- _TASK TO COMPLETE_
Copy each line of the records that holds the string "chart".

══════════

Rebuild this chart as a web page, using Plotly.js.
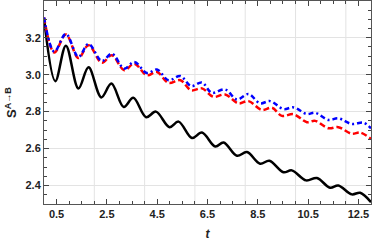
<!DOCTYPE html>
<html><head><meta charset="utf-8">
<script src="https://cdn.plot.ly/plotly-3.0.1.min.js"></script>
<style>html,body{margin:0;padding:0;background:#fff;}#c{width:374px;height:245px;}</style>
</head><body><div id="c"></div>
<script>
// black (solid) series
var tBlack = [0, 0.45, 0.87, 1.37, 1.77, 2.28, 2.68, 3.17, 3.55, 4.06, 4.45, 4.99, 5.35, 5.88, 6.28, 6.81, 7.14, 7.67, 8.07, 8.59, 8.96, 9.52, 9.85, 10.42, 10.85, 11.37, 11.7, 12.24, 12.57, 13];
var sBlack = [3.307, 2.965, 3.157, 2.925, 3.04, 2.877, 2.952, 2.825, 2.875, 2.77, 2.80, 2.716, 2.746, 2.657, 2.687, 2.611, 2.633, 2.561, 2.581, 2.518, 2.534, 2.472, 2.482, 2.428, 2.441, 2.388, 2.40, 2.352, 2.361, 2.31];
// red (dashed) series
var tRed = [0, 0.41, 0.87, 1.37, 1.77, 2.30, 2.70, 3.19, 3.59, 4.09, 4.49, 4.95, 5.42, 5.85, 6.28, 6.74, 7.2, 7.73, 8.13, 8.66, 9.06, 9.46, 9.92, 10.45, 10.78, 11.31, 11.7, 12.24, 12.57, 13];
var sRed = [3.31, 3.12, 3.218, 3.09, 3.16, 3.065, 3.105, 3.024, 3.06, 2.997, 3.015, 2.956, 2.97, 2.916, 2.926, 2.88, 2.893, 2.845, 2.857, 2.809, 2.821, 2.777, 2.786, 2.743, 2.75, 2.71, 2.716, 2.68, 2.687, 2.653];
// blue (dash-dot) series
var tBlue = [0, 0.41, 0.87, 1.37, 1.77, 2.30, 2.70, 3.19, 3.59, 4.09, 4.49, 4.95, 5.42, 5.85, 6.28, 6.67, 7.2, 7.67, 8.13, 8.59, 8.99, 9.52, 9.92, 10.45, 10.78, 11.31, 11.7, 12.24, 12.7, 13];
var sBlue = [3.31, 3.125, 3.221, 3.096, 3.167, 3.074, 3.114, 3.033, 3.069, 3.009, 3.028, 2.97, 2.993, 2.938, 2.958, 2.902, 2.92, 2.866, 2.895, 2.845, 2.857, 2.814, 2.823, 2.787, 2.794, 2.755, 2.764, 2.733, 2.74, 2.71];
// vertical grid positions
var xGrid = [2, 4, 6, 8, 10, 12];

var tickFont = {family: 'Liberation Sans, Arial, sans-serif', size: 11, color: '#222', weight: 'bold'};

var traces = [
  {x: tBlack, y: sBlack, mode: 'lines', line: {color: '#000', width: 2.5, shape: 'spline', smoothing: 1}},
  {x: tRed, y: sRed, mode: 'lines', line: {color: '#ff0000', width: 2.5, dash: '6px,3px', shape: 'spline', smoothing: 1}},
  {x: tBlue, y: sBlue, mode: 'lines', line: {color: '#0000ff', width: 2.5, dash: '5px,3px,2px,3px', shape: 'spline', smoothing: 1}}
];

var shapes = xGrid.map(function(g){
  return {type: 'line', xref: 'x', yref: 'paper', x0: g, x1: g, y0: 0, y1: 1, layer: 'below', line: {color: '#e3e3e3', width: 1}};
});

var layout = {
  width: 374, height: 245,
  margin: {l: 44, r: 3, t: 1, b: 41},
  paper_bgcolor: '#fff', plot_bgcolor: '#fff',
  showlegend: false,
  shapes: shapes,
  xaxis: {
    range: [0, 13], tick0: 0.5, dtick: 2, ticks: 'inside', ticklen: 5, tickcolor: '#444', tickwidth: 1,
    showgrid: false, zeroline: false, showline: true, linecolor: '#555', linewidth: 1, mirror: 'ticks',
    minor: {dtick: 0.5, tick0: 0, ticks: 'inside', ticklen: 3, tickcolor: '#444', showgrid: false},
    tickfont: tickFont,
    title: {text: '<i>t</i>', font: {family: 'Liberation Sans, Arial, sans-serif', size: 12, color: '#222', weight: 'bold'}, standoff: 10}
  },
  yaxis: {
    range: [2.3, 3.399], tick0: 2.4, dtick: 0.2, ticks: 'inside', ticklen: 5, tickcolor: '#444', tickwidth: 1,
    showgrid: true, gridcolor: '#e3e3e3', gridwidth: 1, zeroline: false, showline: true, linecolor: '#555', linewidth: 1, mirror: 'ticks',
    minor: {dtick: 0.05, ticks: 'inside', ticklen: 3, tickcolor: '#444', showgrid: false},
    tickfont: tickFont, tickformat: '.1f',
    title: {text: 'S<sup>A→B</sup>', font: {family: 'Liberation Sans, Arial, sans-serif', size: 13, color: '#222', weight: 'bold'}, standoff: 5}
  }
};

Plotly.newPlot('c', traces, layout, {displayModeBar: false, staticPlot: true});
</script>
</body></html>
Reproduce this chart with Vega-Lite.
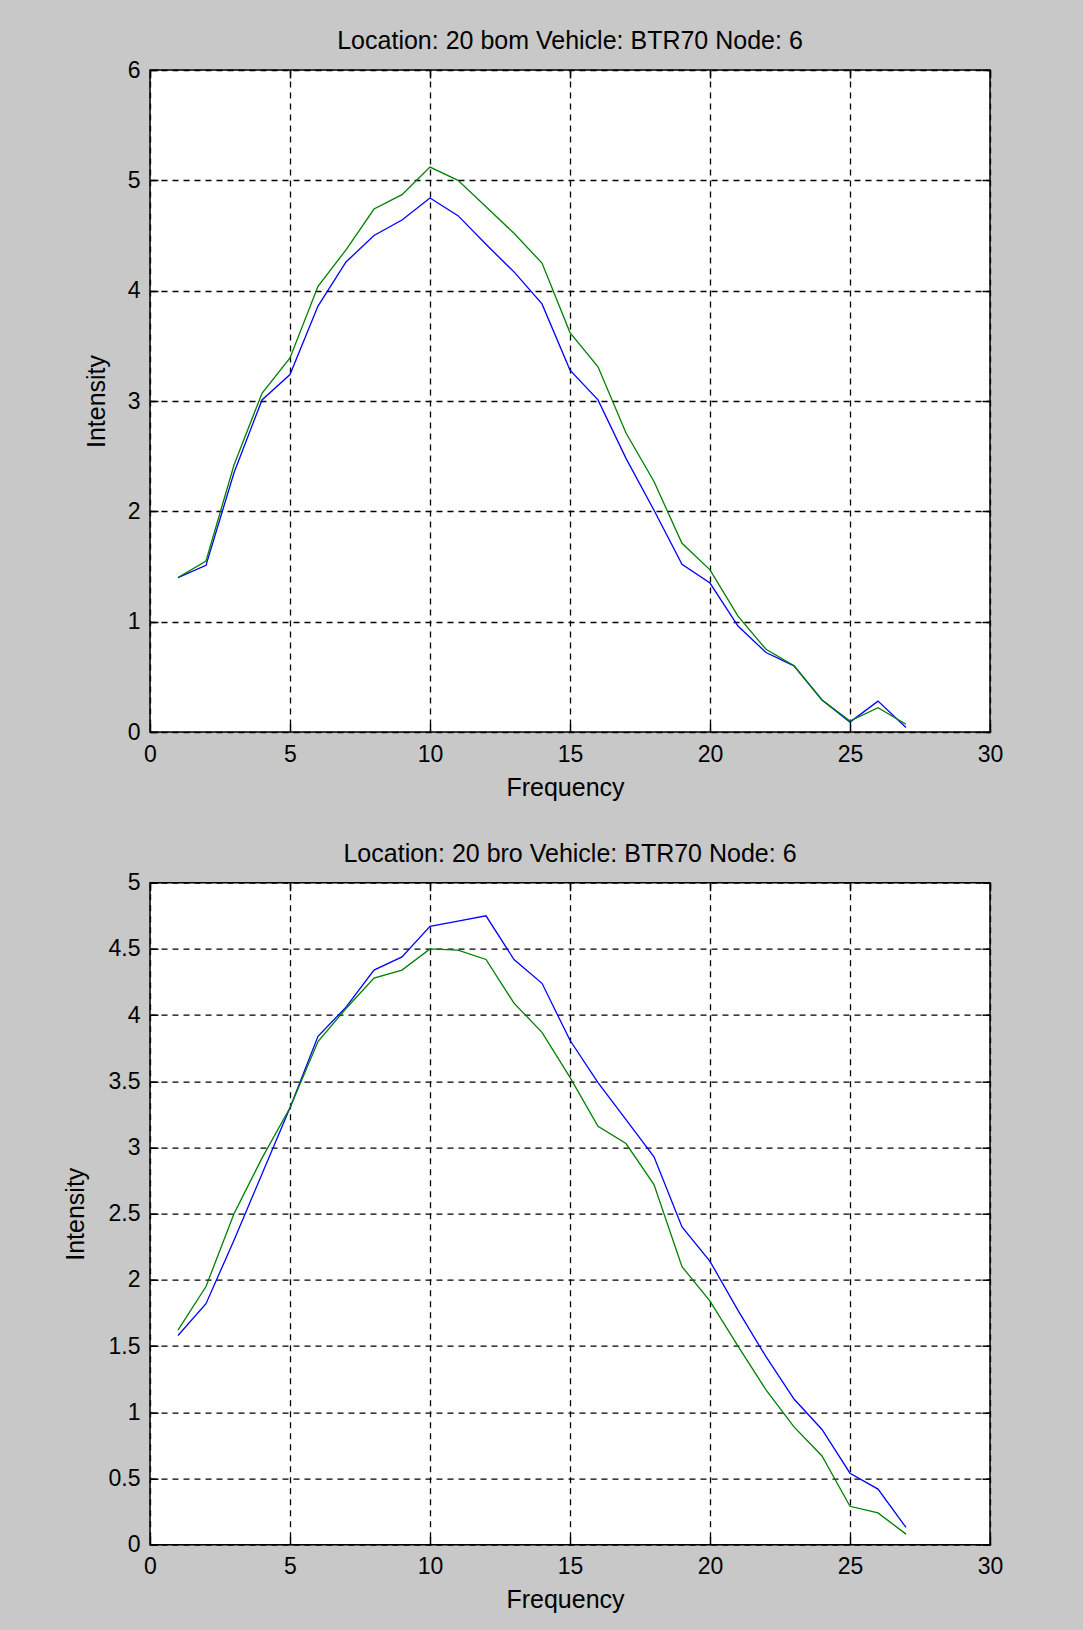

══════════

- _EXPECTED ANSWER_
Rebuild this chart as a web page, using Plotly.js.
Reproduce this chart with Vega-Lite.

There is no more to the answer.